=== PROVIDED DATA ===

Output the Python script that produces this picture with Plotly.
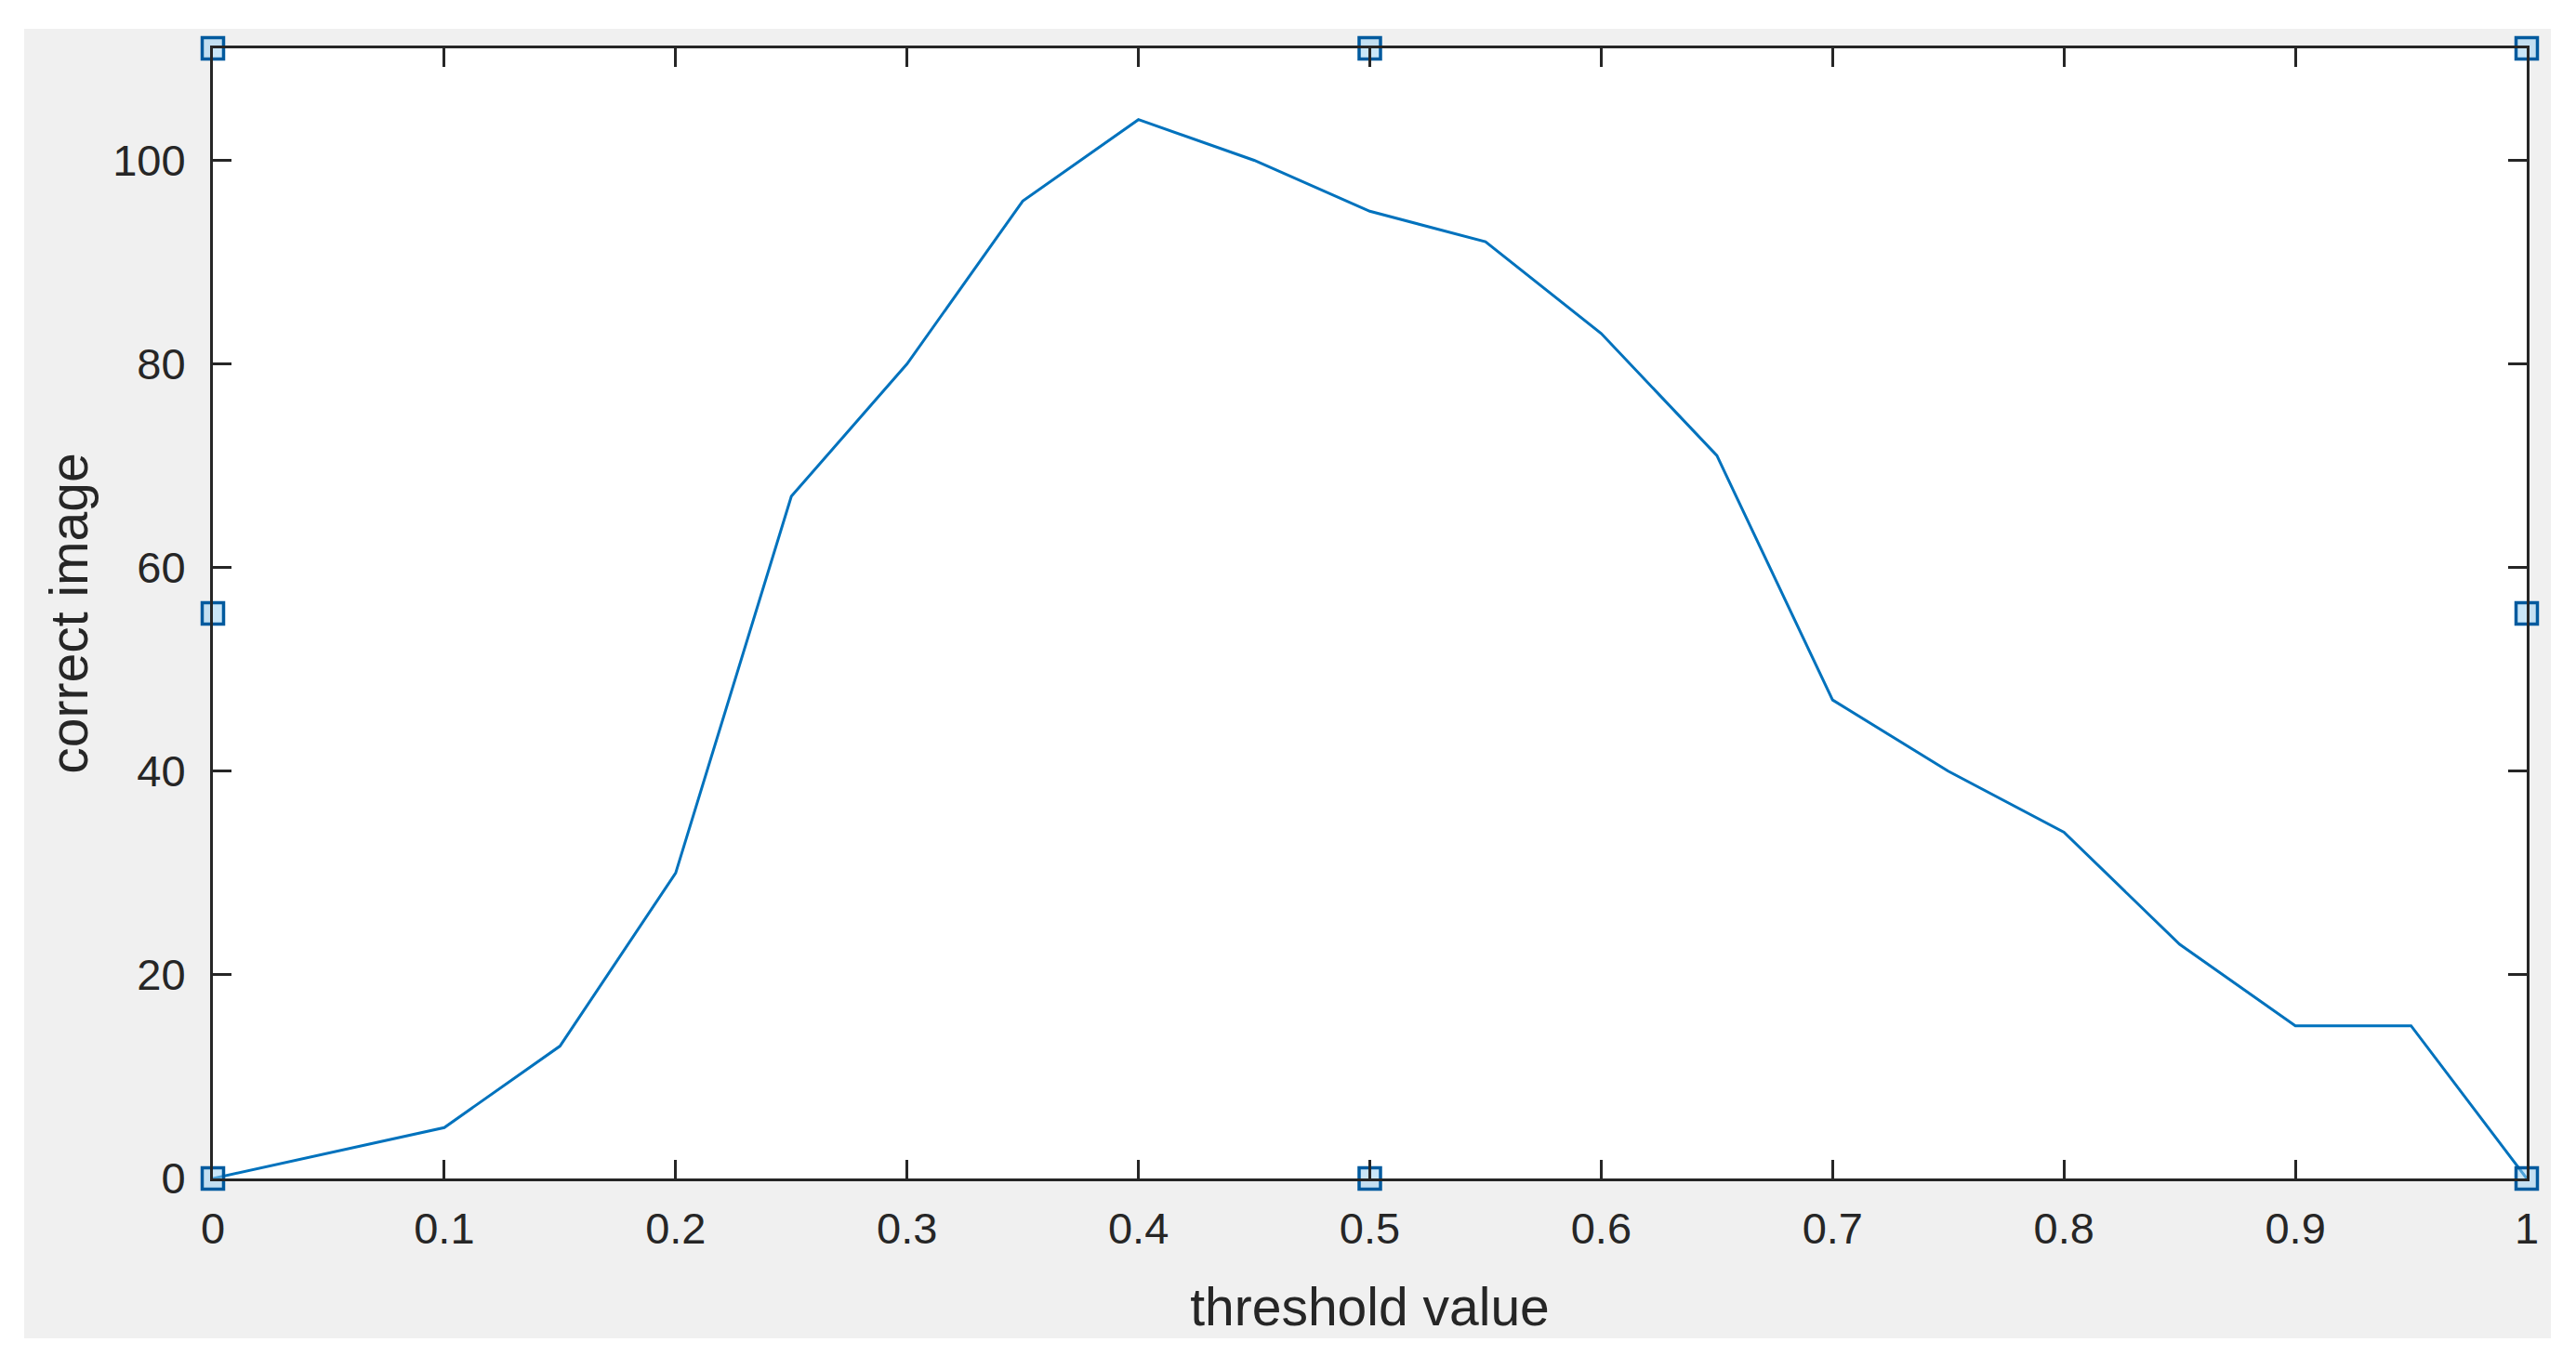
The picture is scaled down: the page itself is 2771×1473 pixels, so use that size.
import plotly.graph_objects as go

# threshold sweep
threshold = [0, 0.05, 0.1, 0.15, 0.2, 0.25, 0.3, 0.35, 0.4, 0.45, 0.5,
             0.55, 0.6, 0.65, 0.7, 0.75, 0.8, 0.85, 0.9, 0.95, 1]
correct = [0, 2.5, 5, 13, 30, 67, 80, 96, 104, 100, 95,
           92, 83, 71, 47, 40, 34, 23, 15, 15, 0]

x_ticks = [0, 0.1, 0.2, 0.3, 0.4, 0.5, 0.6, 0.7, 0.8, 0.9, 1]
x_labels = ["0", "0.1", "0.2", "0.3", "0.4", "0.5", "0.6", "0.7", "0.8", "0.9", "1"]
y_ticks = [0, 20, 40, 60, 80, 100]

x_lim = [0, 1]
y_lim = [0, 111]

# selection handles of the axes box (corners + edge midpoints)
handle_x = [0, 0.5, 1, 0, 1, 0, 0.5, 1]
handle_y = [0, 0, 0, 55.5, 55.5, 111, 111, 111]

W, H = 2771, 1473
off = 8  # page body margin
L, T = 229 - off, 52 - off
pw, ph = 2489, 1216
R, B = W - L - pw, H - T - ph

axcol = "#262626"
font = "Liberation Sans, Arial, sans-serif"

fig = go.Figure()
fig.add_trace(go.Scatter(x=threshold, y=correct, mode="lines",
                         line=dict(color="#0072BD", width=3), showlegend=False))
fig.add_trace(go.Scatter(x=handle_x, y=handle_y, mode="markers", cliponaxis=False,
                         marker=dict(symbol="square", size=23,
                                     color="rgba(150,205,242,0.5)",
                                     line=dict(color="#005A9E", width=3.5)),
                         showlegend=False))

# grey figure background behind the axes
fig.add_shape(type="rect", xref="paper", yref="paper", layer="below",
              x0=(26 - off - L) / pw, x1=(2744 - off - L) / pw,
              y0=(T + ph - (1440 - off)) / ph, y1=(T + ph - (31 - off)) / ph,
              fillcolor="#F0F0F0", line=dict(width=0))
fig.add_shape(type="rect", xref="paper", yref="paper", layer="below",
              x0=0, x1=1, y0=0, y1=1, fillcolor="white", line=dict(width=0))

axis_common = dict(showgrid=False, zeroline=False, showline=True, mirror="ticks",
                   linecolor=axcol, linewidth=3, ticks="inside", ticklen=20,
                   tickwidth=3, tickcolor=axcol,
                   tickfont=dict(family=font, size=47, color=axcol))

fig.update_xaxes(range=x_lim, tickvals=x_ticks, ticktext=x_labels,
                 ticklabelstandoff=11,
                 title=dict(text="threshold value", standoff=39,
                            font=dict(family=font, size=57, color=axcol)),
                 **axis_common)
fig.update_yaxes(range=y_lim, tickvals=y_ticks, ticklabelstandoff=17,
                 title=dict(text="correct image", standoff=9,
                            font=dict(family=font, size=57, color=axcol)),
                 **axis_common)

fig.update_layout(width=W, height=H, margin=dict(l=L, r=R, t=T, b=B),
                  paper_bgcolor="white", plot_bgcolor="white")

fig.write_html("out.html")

===

**EXERCISE BRIEF**
Copy out all of the material exactly as written, without its pictures.

**ANSWER TO THE EXERCISE**
Output the Python script that produces this picture with Plotly.
The picture is scaled down: the page itself is 2771×1473 pixels, so use that size.
import plotly.graph_objects as go

# threshold sweep
threshold = [0, 0.05, 0.1, 0.15, 0.2, 0.25, 0.3, 0.35, 0.4, 0.45, 0.5,
             0.55, 0.6, 0.65, 0.7, 0.75, 0.8, 0.85, 0.9, 0.95, 1]
correct = [0, 2.5, 5, 13, 30, 67, 80, 96, 104, 100, 95,
           92, 83, 71, 47, 40, 34, 23, 15, 15, 0]

x_ticks = [0, 0.1, 0.2, 0.3, 0.4, 0.5, 0.6, 0.7, 0.8, 0.9, 1]
x_labels = ["0", "0.1", "0.2", "0.3", "0.4", "0.5", "0.6", "0.7", "0.8", "0.9", "1"]
y_ticks = [0, 20, 40, 60, 80, 100]

x_lim = [0, 1]
y_lim = [0, 111]

# selection handles of the axes box (corners + edge midpoints)
handle_x = [0, 0.5, 1, 0, 1, 0, 0.5, 1]
handle_y = [0, 0, 0, 55.5, 55.5, 111, 111, 111]

W, H = 2771, 1473
off = 8  # page body margin
L, T = 229 - off, 52 - off
pw, ph = 2489, 1216
R, B = W - L - pw, H - T - ph

axcol = "#262626"
font = "Liberation Sans, Arial, sans-serif"

fig = go.Figure()
fig.add_trace(go.Scatter(x=threshold, y=correct, mode="lines",
                         line=dict(color="#0072BD", width=3), showlegend=False))
fig.add_trace(go.Scatter(x=handle_x, y=handle_y, mode="markers", cliponaxis=False,
                         marker=dict(symbol="square", size=23,
                                     color="rgba(150,205,242,0.5)",
                                     line=dict(color="#005A9E", width=3.5)),
                         showlegend=False))

# grey figure background behind the axes
fig.add_shape(type="rect", xref="paper", yref="paper", layer="below",
              x0=(26 - off - L) / pw, x1=(2744 - off - L) / pw,
              y0=(T + ph - (1440 - off)) / ph, y1=(T + ph - (31 - off)) / ph,
              fillcolor="#F0F0F0", line=dict(width=0))
fig.add_shape(type="rect", xref="paper", yref="paper", layer="below",
              x0=0, x1=1, y0=0, y1=1, fillcolor="white", line=dict(width=0))

axis_common = dict(showgrid=False, zeroline=False, showline=True, mirror="ticks",
                   linecolor=axcol, linewidth=3, ticks="inside", ticklen=20,
                   tickwidth=3, tickcolor=axcol,
                   tickfont=dict(family=font, size=47, color=axcol))

fig.update_xaxes(range=x_lim, tickvals=x_ticks, ticktext=x_labels,
                 ticklabelstandoff=11,
                 title=dict(text="threshold value", standoff=39,
                            font=dict(family=font, size=57, color=axcol)),
                 **axis_common)
fig.update_yaxes(range=y_lim, tickvals=y_ticks, ticklabelstandoff=17,
                 title=dict(text="correct image", standoff=9,
                            font=dict(family=font, size=57, color=axcol)),
                 **axis_common)

fig.update_layout(width=W, height=H, margin=dict(l=L, r=R, t=T, b=B),
                  paper_bgcolor="white", plot_bgcolor="white")

fig.write_html("out.html")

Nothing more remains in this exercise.